> **Goal**: Working from the top of the listing below, retype each line through the line containing "[values1[i], values2[i], values3[i]].map((v, j)", both included, with no pictures.
*** Information supplied ***
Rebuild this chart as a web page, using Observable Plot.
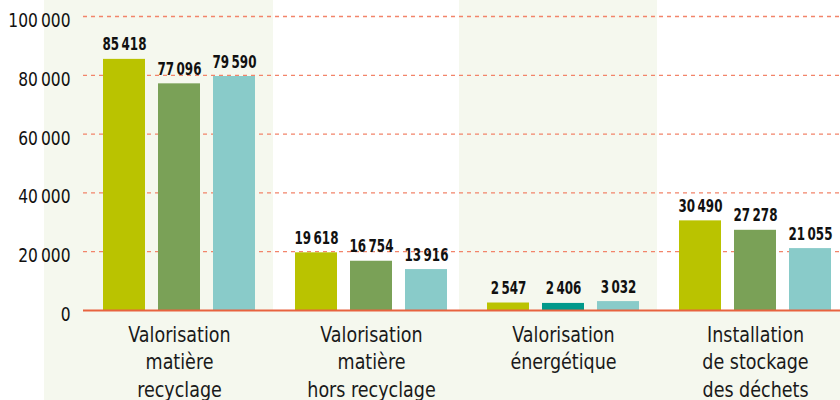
<!DOCTYPE html>
<html><head><meta charset="utf-8">
<script src="https://cdn.jsdelivr.net/npm/d3@7"></script>
<script src="https://cdn.jsdelivr.net/npm/@observablehq/plot@0.6"></script>
<style>
body{margin:0;background:#fff}
#chart svg{display:block}
</style>
</head><body><div id="chart"></div>
<script>
const categories = [
  "Valorisation\nmatière\nrecyclage",
  "Valorisation\nmatière\nhors recyclage",
  "Valorisation\nénergétique",
  "Installation\nde stockage\ndes déchets"
];
const series = ["Série 1", "Série 2", "Série 3"];
const values1 = [85418, 19618, 2547, 30490];
const values2 = [77096, 16754, 2406, 27278];
const values3 = [79590, 13916, 3032, 21055];
const yTicks = [0, 20000, 40000, 60000, 80000, 100000];

const fmt = d3.formatLocale({decimal: ",", thousands: "\u2009", grouping: [3], currency: ["", " €"]}).format(",");
const rows = categories.flatMap((c, i) =>
  [values1[i], values2[i], values3[i]].map((v, j) => ({cat: c, ci: i, series: series[j], sj: j, value: v})));

const BG = "#f5f8ee";
const barColors = ["#bac300", "#7aa157", "#89cbc9"];
const colorOf = d => (d.ci === 2 && d.sj === 1) ? "#00998b" : barColors[d.sj];
const FONT = "'DejaVu Sans Condensed','Liberation Sans Narrow',Roboto,sans-serif";

const chart = Plot.plot({
  width: 840,
  height: 400,
  marginTop: 16,
  marginBottom: 90,
  marginLeft: 83,
  marginRight: 0,
  style: {fontFamily: FONT, background: "transparent"},
  fx: {domain: categories, range: [83, 851], padding: 0, axis: null, label: null},
  x: {domain: series, paddingInner: 0.236, paddingOuter: 0.363, axis: null, label: null},
  y: {domain: [0, 100000], label: null},
  marks: [
    Plot.barY(categories, {fx: d => d, y1: -31000, y2: 0, fill: BG, insetLeft: -1, insetRight: -1}),
    Plot.barY([categories[0]], {fx: d => d, y1: -31000, y2: 105600, fill: BG, insetLeft: -39, insetRight: 2}),
    Plot.barY([categories[2]], {fx: d => d, y1: -31000, y2: 105600, fill: BG, insetLeft: -8, insetRight: 2}),
    Plot.ruleY(yTicks.filter(t => t > 0), {stroke: "#f2846a", strokeWidth: 1.3, strokeDasharray: "4,4"}),
    Plot.barY(rows, {fx: "cat", x: "series", y: "value", fill: colorOf}),
    Plot.ruleY([0], {stroke: "#e8633f", strokeWidth: 2}),
    Plot.text(rows, {fx: "cat", x: "series", y: "value", text: d => fmt(d.value),
      lineAnchor: "bottom", dy: -9, fontSize: 17, fontWeight: "bold", fill: "#111", className: "vlab"}),
    Plot.text(categories, {fx: d => d, text: d => d, frameAnchor: "bottom", lineAnchor: "top",
      dy: 12, fontSize: 20.5, lineHeight: 1.34, fill: "#1a1a1a", className: "clab"}),
    Plot.axisY({ticks: yTicks, tickFormat: fmt, tickSize: 0, tickPadding: 13, dy: 4,
      fontSize: 20, fill: "#111", label: null, className: "ylab"})
  ]
});
document.getElementById("chart").appendChild(chart);

// narrow the glyphs horizontally to mimic the condensed typeface
function squeeze(selector, k) {
  chart.querySelectorAll(selector).forEach(el => {
    const n = el.getComputedTextLength();
    if (n > 0) {
      el.setAttribute("textLength", n * k);
      el.setAttribute("lengthAdjust", "spacingAndGlyphs");
    }
  });
}
squeeze(".vlab text", 0.78);
squeeze(".clab tspan", 0.95);
squeeze(".ylab text", 0.86);
</script>
</body></html>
***
> **Worked solution**:
Rebuild this chart as a web page, using Observable Plot.
<!DOCTYPE html>
<html><head><meta charset="utf-8">
<script src="https://cdn.jsdelivr.net/npm/d3@7"></script>
<script src="https://cdn.jsdelivr.net/npm/@observablehq/plot@0.6"></script>
<style>
body{margin:0;background:#fff}
#chart svg{display:block}
</style>
</head><body><div id="chart"></div>
<script>
const categories = [
  "Valorisation\nmatière\nrecyclage",
  "Valorisation\nmatière\nhors recyclage",
  "Valorisation\nénergétique",
  "Installation\nde stockage\ndes déchets"
];
const series = ["Série 1", "Série 2", "Série 3"];
const values1 = [85418, 19618, 2547, 30490];
const values2 = [77096, 16754, 2406, 27278];
const values3 = [79590, 13916, 3032, 21055];
const yTicks = [0, 20000, 40000, 60000, 80000, 100000];

const fmt = d3.formatLocale({decimal: ",", thousands: "\u2009", grouping: [3], currency: ["", " €"]}).format(",");
const rows = categories.flatMap((c, i) =>
  [values1[i], values2[i], values3[i]].map((v, j) => ({cat: c, ci: i, series: series[j], sj: j, value: v})));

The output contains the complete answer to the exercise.